Two or three per cent of such allegations, Dr Sharma admits, could be true.
As a result of all these tensions the jawans do not enjoy their stay when they go home.
"They don't behave well with their families when they visit them after a few months or years' stint in such conflict zones," Dr Sharma adds.
***
And then there is Maoism, the main reason, why Bastar teems with CRPF camps.
It is not just hostile locals, but the region's geography and the Maoists' guerilla tactics that make this conflict zone such a horror for the CRPF.
While there are CRPF camps every 5 ot 7 kilometres in Bastar, what lies between these camps are villages and thick jungles.
"Do you realise that right now you are sitting in a Naxal 'liberated zone'?" a CRPF officer asks. Pointing towards a tree-lined pond, he adds, "You are right now within the target range of Naxals who could be hiding behind that tree!"
"You won't even know you are hit by an explosive-laced arrow or a bullet that could come flying from anywhere," he says.
"I am not kidding," he adds. "This has happened to us many times before."
"Welcome to Sukma," he says ominously.
In Gangaloor, a Maoist-affected village in Bijapur district, we meet Abdul Sameer, who is in charge of the local police station. In his mid-30s, Abdul is tall and well-built.
Inside the heavily-fenced police station, he shows us the crude, yet innovative, weaponry used by the Maoists to attack the police and the CRPF.
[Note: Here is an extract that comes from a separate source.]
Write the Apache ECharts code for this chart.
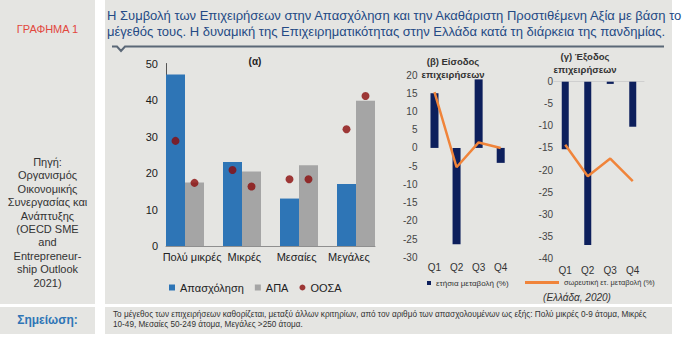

While bows and arrows and IEDs (Improvised Explosive Devices) are regularly used by the Maoist militia not trained to handle guns, Abdul shows us a three-nailed spike raised on a wooden base that has caused grievous injuries to security personnel.
"It's a simple trick," the policeman says. "They dig small pits in the ground and keep this spike in it. They cover this pit with dry leaves and small twigs; on the top they cover it with green leaves so that it is camouflaged."
"No sooner do you step on such a trap you hardly get any time to react," Abdul says. "Before you realise, one or all the nails have penetrated your legs inside out."
Abdul shows us the scar left behind by such a spike on his left leg. "I was wearing heavy shoes, yet it penetrated my foot," he adds.
On May 5, a day before we met Abdul Sameer, and after our conversation with the officer who welcomed us to Sukma, we accompanied a patrol party of CRPF jawans into the jungle.
The assistant commandant, who led the troop, had covered his face with a black cloth. Heavily armed with rifles, guns, grenade launchers, bulletproof vests and thick, heavy, shoes, the patrol party took us inside the forest.
"You must join them," a commandant encouraged us earlier inside his camp. "Experience what our jawans experience every single day, here in the jungle, surrounded by Maoists."
100 to 150 metres into the jungle, we realise the crushing of dry leaves under our feet is noisy, but the CRPF jawans move with stealth, halting every few steps to check the surrounding trees and the earth beneath their feet with taut faces.